Hi all,
Since just before the weekend the Birmingham tier 2 has been suffering
a strange problem. We currently have ~1200 job slots available but
we're only running about 600-700 jobs. We have zero queued jobs (every
time a job is sent to us, it is scheduled and run straight away).
We're just not being sent enough jobs to fill us up.
Running lcg-infosites gives:
# CPU Free Total Jobs Running Waiting ComputingElement
----------------------------------------------------------------
1160 507 288 205 83
epgr02.ph.bham.ac.uk:8443/cream-pbs-long
1160 507 103 94 9
epgr02.ph.bham.ac.uk:8443/cream-pbs-short
so we're advertising the correct number of slots but they're not being filled.
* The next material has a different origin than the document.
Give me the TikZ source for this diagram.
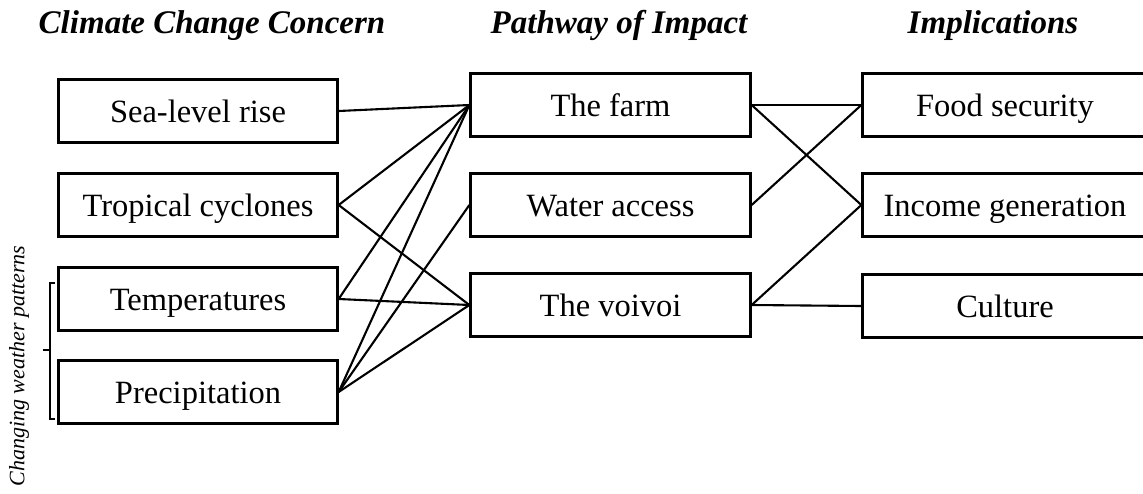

I can't see anything in the CREAM, ARGUS, TORQUE or Maui logs to
suggest any problem and we're green on all of the dashboards (nagios,
panda etc).
We have about 100 jobs in waiting status but even if I kill these
(since waiting jobs are usually caused by expired proxies) the number
of jobs just increases back to the same level again.
The number of jobs we're running is extremely stable as seen in the
attached screenshot. The places where the red W line drops to zero is
where I've manually cleaned out those jobs which causes a temporary
jump in running jobs which quickly levels off again. The number of
queued jobs is barely visible and is just the blue dots at the bottom.
Has anyone else had this problem or know here I should look to try to
resolve it?
Cheers,
Matt Williams
University of Birmingham
|